‘Worm wrangler’ finds a business model wriggling in the dirt in Washington Co.
KINGSBURY — By day, Bill Richmond wears a tie and suit coat and handles a variety of public communication duties for various clients as a vice president of Behan Communications.
But increasingly in the area, he’s becoming known for his work with worms — about “40,000 to 50,000” of them if he were to guess — and refers to himself in his business email signature line as “chief worm wrangler” for his fledgling Adirondack Worm Farm.
Proudly displaying his operation on his 40-acre Kingsbury property Tuesday, Richmond talked about his multi-pronged business model that offers composting red wiggler worms for $35 a pound, worm-waste fertilizer called vermicast for $15 for 5 pounds and curbside composting pickup services for $20 every other week or $35 weekly.
“In six months, we’ve taken more than 1 ton of food waste out of the waste stream,” said the Staten Island native who always wanted property in the country.
The impact of that, he said, based on EPA calculations, is equal to 18,400 miles of driving emissions.
Richmond has clients throughout the area from Warren, Washington and Saratoga counties, including one gardener in Fort Ann who is comparing his vermicast — including a liquid “cold-brewed tea” — against traditional fertilizers.
The gardener, Paul Messina, said he started tomato and pepper plants from seeds in March, some in commercial soil and some in the vermicast.
Not only did the vermicast seeds sprout first by up to a week earlier, the plants when planted in outdoor soil grew bigger with bigger tomatoes and peppers than others fertilized with his usual Miracle -Gro.
“And with the tomatoes, there were more on the plant,” he said, adding that he, to date, hasn’t had to pay for the worm castings and “tea” because “I’m the lab.”
“But I would pay for it if I had to,” he said.
Richmond said some customers buy worms to start their own compost fertilizer operations while others forgo dealing with worms and just buy the vermicast to improve their gardens.
“Some say they like the concept, but say ‘not in my house,'” he said. “But they are contained and there’s no odor if you do it right.”
Although he has two sons, ages 17 and 19, and although they do help when asked, Richmond said the worm operation is pretty much his baby. He said he wanted to do something with the farm they live on and worms fit his already full-time work schedule.

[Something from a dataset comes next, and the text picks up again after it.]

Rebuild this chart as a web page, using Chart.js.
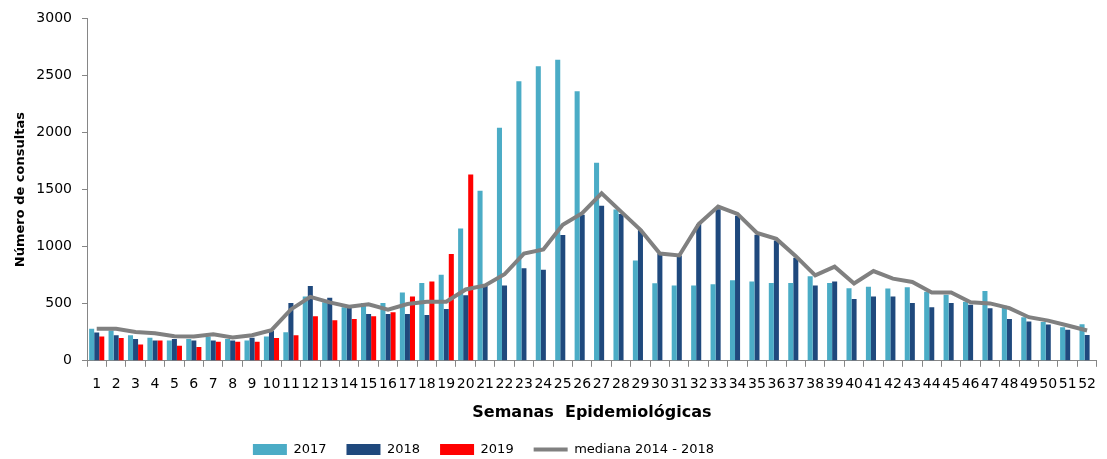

In recent months, he’s also been taking his worm show on the road with presentations at Crandall Public Library, garden clubs and the Queensbury Recreation Department. He said the technology surely isn’t new, but a lot of people aren’t aware of the benefits of composting worms.
Mark Behan, Richmond’s boss at Behan Communications, said his company has always tried to hire “the smartest, most interesting people we can find and they tend to bring raging curiosity and diverse interests.”
“We’ve had singers, actors, world travelers, gourmet cooks, a marathoner, a champion drum major, a handicapper and a rock ‘n’ roll guitarist. Bill is our beloved resident farmer. When he raised chickens, he brought us fresh eggs. Now he’s our first vermiculturist! It’s an interesting place to work,” he said.
But what about the prospect of the former journalist turned public communication specialist being labeled as the local worm guy?
“I don’t have any qualms being known as that wacky worm guy,” Richmond said with a chuckle.